BECAUSE IT’S THERE
The rest of the world will never fully understand what it was like to grow up on a national landmark. That coupled with the insular environment provided by the military made West Point a singularly unique and fantastic setting for one’s youth.
West Point is a campus first and foremost. That fact makes for a lot of buildings, facilities, and other apparatus. Those structures, the academic and athletic, the historic and the commercial, were our playground.
Breaking and entering is a serious crime, and though our activities bore resemblance to criminality, in actuality they weren’t malicious in any way. We simply had an undeniable urge to explore. Of course any clandestine venture taken by teen-agers after dark is logically suspect, a fact we understood, so it was with the greatest of care, indeed sobriety, that we undertook our mission.
Our mission was to find our way to the roof of every bit of brick and stone assembled by man within walking/running/skating distance from our homes.
There were many favorites: the Cadet Chapel, Washington Hall, Egbert.
Finding your way into buildings was key to accessing roofs, and was equally part of the kick. Eventually we ran out off roof tops, so we diversified. It became simply a matter of gaining access to places were not supposed to be.
Again, the term ‘trespassing’ is a bit past the mark. We weren’t vandals. We weren’t there to drink beer or make out. Our motives were much more laudable. We were marking our territory, but in the harmless Zen-like fashion of simply being there.
After a few years, just as we were starting to shift focus to women and beer, we did develop a ritual that although still harmless, it was certainly less than nice. Of course the victims of pride, the intended targets of our mischief, was the Military Police, the sworn enemy.
Fort Putnam had long been a feature in our nocturnal activities. It was, in fact, part of the trifecta of mischief. A night swim at Delafield, a romp through Fort Putnam, and a stroll through Michie Stadium. By this time the route into Fort Putnam had been well established. The giant wooden double door was locked promptly at 4:30, but we rarely used doors. A brief walk around the exterior wall to the left brought you, after about 100 yards and some narrow footing, to a spot in the wall that features an inward right angle as well as the lowest part of the wall. It was like they were asking us to climb up and over.

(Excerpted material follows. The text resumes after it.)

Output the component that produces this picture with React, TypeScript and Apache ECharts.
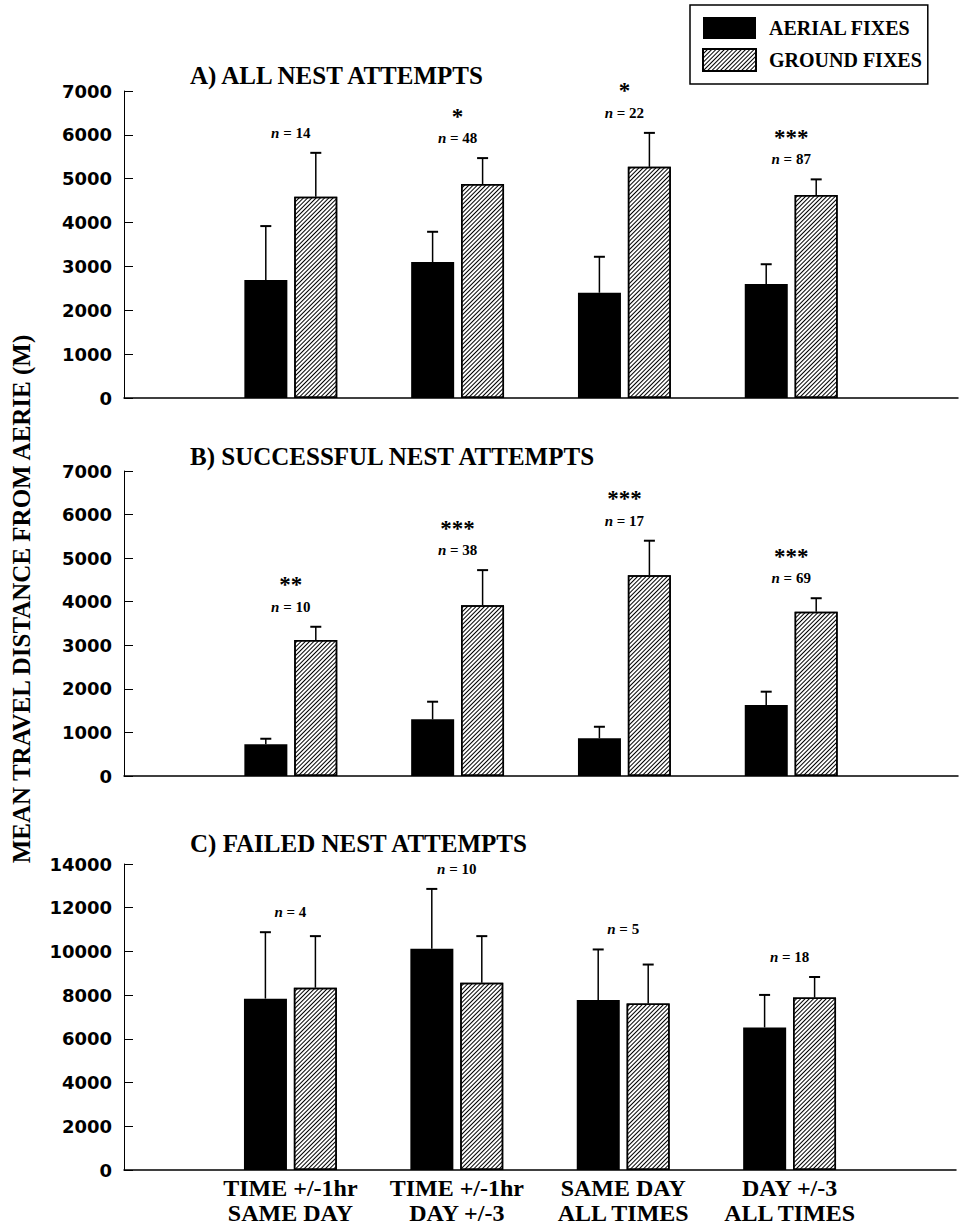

At some point somebody got wise to our shenanigans, and a security system was installed. This security system consisted of a cable that ran around the outside of the wall at about a foot and a half from the top. The cable incorporated a series of phono jacks, which when pulled upon would disconnect, breaking a circuit, and triggering an alarm somewhere at MP HQ.
The effectiveness of this system was laughable, as were far too nimble and easily climbed over it.
I guess we got bored. One night, on the way out, somebody yanked the cable behind them. We thought we might hear an alarm, but there was nothing. We didn’t stick around though, and we made our way down through a wooded incline, across the road that leads to Delafield, and into the woods where we hid behind a boulder and waited.
We didn’t have to wait long before a MP car showed up. There was a lengthy display of spotlights and fumbling around in the woods on the part of the MPs. We were delighted.
We began to yank the cable regularly. Then they stopped showing up.
It was a hollow victory. We moved on to women and beer.